Lightman recognises what he calls “[t]he Level III” public intellectual membership of which is “[b]y invitation only”. This category of public intellectual is “a symbol of gentle rationality and human nobility”, and:

“….has become elevated to a symbol, a person that stands for something far larger than the discipline from which he or she originated. A Level III intellectual is asked to write and speak about a large range of public issues, not necessarily directly connected to their original field of expertise at all. After he became famous in 1919, Einstein was asked to give public addresses on religion, education, ethics, philosophy, and world politics.”

When a person enters the world of the Level III public intellectual, therefore, s/he “become(s) in a sense, public property because he represents something large to the public…he is an idea himself, a human striving. He has enormous power to influence and change, and he must wield that power with respect.” The Level III public intellectual in this sense is both activist and intellectual. Thus, in his mammoth 2016 biography of perhaps the greatest contemporary public intellectual, Jürgen Habermas, Stefan Müller-Doohm at University of Oldenburg’s Research Centre for the Sociology of Intellectuals, reminds us that the vocation of the public intellectual entails leaving “the protective space of academia in order to assume the role of a participant in controversial debates and, in this way…to influence the national mentality.”

Through these Volumes, Professor Anya is guaranteed to influence Nigeria’s national mentality for a long time. In them, he demonstrates why and how he is a defining Level III public intellectual of his and every other Nigerian generation. He bequeaths an intellectual legacy with few peers in these parts. As such, they assure that as he goes ever so gently into life’s departure lounge, his immortality is guaranteed. Being always with and around us in these volumes, he also challenges the country and successor generations to either implement these ideas or invent more competitive or better ideas. He does not just hope that Nigeria (and Africa) can be better; he challenges us to be better.

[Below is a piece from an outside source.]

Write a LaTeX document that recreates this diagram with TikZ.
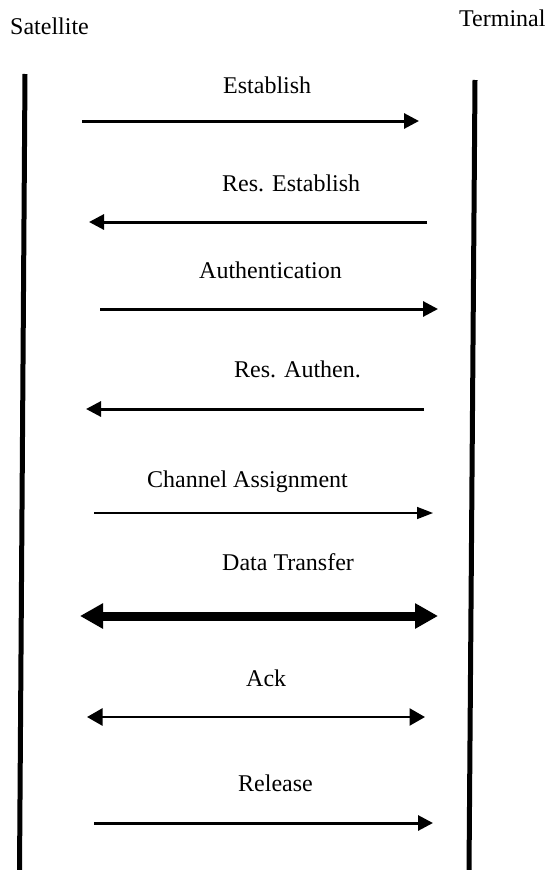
\documentclass[tikz,border=0pt]{standalone}
\usepackage{fontspec}
\setmainfont{Liberation Serif}
\usetikzlibrary{arrows.meta}
\begin{document}
\begin{tikzpicture}[x=1pt,y=-1pt,
  lbl/.style={anchor=base west,inner sep=0pt,font=\fontsize{24}{28}\selectfont},
  life/.style={line width=5pt},
  msg/.style={line width=3pt,-{Triangle[length=15pt,width=15pt]}},
  thinmsg/.style={line width=1.5pt,-{Triangle[length=16pt,width=12pt]}},
  bigmsg/.style={line width=9pt,{Triangle[length=23pt,width=24pt]}-{Triangle[length=23pt,width=24pt]}},
  ackmsg/.style={line width=2.5pt,{Triangle[length=15.5pt,width=17pt]}-{Triangle[length=15.5pt,width=17pt]}}]
\useasboundingbox (0,0) rectangle (547,870);
% headers
\node[lbl] (sat) at (10,34) {Satellite};
\node[lbl] (term) at (459,26) {Terminal};
% lifelines
\coordinate (lt) at (25,74);
\coordinate (lb) at (19.5,872);
\coordinate (rt) at (475,80);
\coordinate (rb) at (469,872);
\draw[life] (lt) -- (lb);
\draw[life] (rt) -- (rb);
% labels
\node[lbl] (l1) at (223,93.5) {Establish};
\node[lbl] (l2) at (222,191) {Res. Establish};
\node[lbl] (l3) at (199,278) {Authentication};
\node[lbl] (l4) at (234,377) {Res. Authen.};
\node[lbl] (l5) at (147,487) {Channel Assignment};
\node[lbl] (l6) at (222,570) {Data Transfer};
\node[lbl] (l7) at (246,686) {Ack};
\node[lbl] (l8) at (238,791) {Release};
% arrow endpoints
\coordinate (a1s) at (82,121);  \coordinate (a1e) at (419,121);
\coordinate (a2s) at (427,222); \coordinate (a2e) at (89,222);
\coordinate (a3s) at (100,309); \coordinate (a3e) at (438,309);
\coordinate (a4s) at (424,409); \coordinate (a4e) at (86,409);
\coordinate (a5s) at (94,513);  \coordinate (a5e) at (433,513);
\coordinate (a6s) at (80,616);  \coordinate (a6e) at (438,616);
\coordinate (a7s) at (87,717);  \coordinate (a7e) at (425,717);
\coordinate (a8s) at (94,823);  \coordinate (a8e) at (433,823);
% arrows
\draw[msg] (a1s) -- (a1e);
\draw[msg] (a2s) -- (a2e);
\draw[msg] (a3s) -- (a3e);
\draw[msg] (a4s) -- (a4e);
\draw[thinmsg] (a5s) -- (a5e);
\draw[bigmsg] (a6s) -- (a6e);
\draw[ackmsg] (a7s) -- (a7e);
\draw[msg] (a8s) -- (a8e);
\end{tikzpicture}
\end{document}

As with all ideas in the public domain, the ultimate verdict will be rendered at the end of public contestation. With characteristic foresight, Professor Anya gets in his verdict ahead of the rest, reminding us that: “[N]o Nigerian in public life can be non-controversial for to take a position in Nigeria… is to stir up controversy since there is no existing national ethos or code of common values.” Most people who are able to consume these two volumes would probably discover by the end that any points that merit controversy probably cannot compete in significance with those that compel consensus.

Chidi Odinkalu is Senior Visiting Fellow at the Centre for the Study of Human Rights at the London School of Economics & Political Science (LSE).

This is a review essay on Times, Thoughts and Ideas: Selected Papers of Professor Anya O. Anya, Vols. 1 & 2 (Vol. 1, Political/ Economy, 508 pages; Vol. 2, Educational/Socio-Cultural, 332 pages), 2016. Editors: Ndubuisi Ofondu, Ireke Kalu Onuma & Ogbonna Oleka. Parrésia Publishers Limited, Ikeja, Lagos.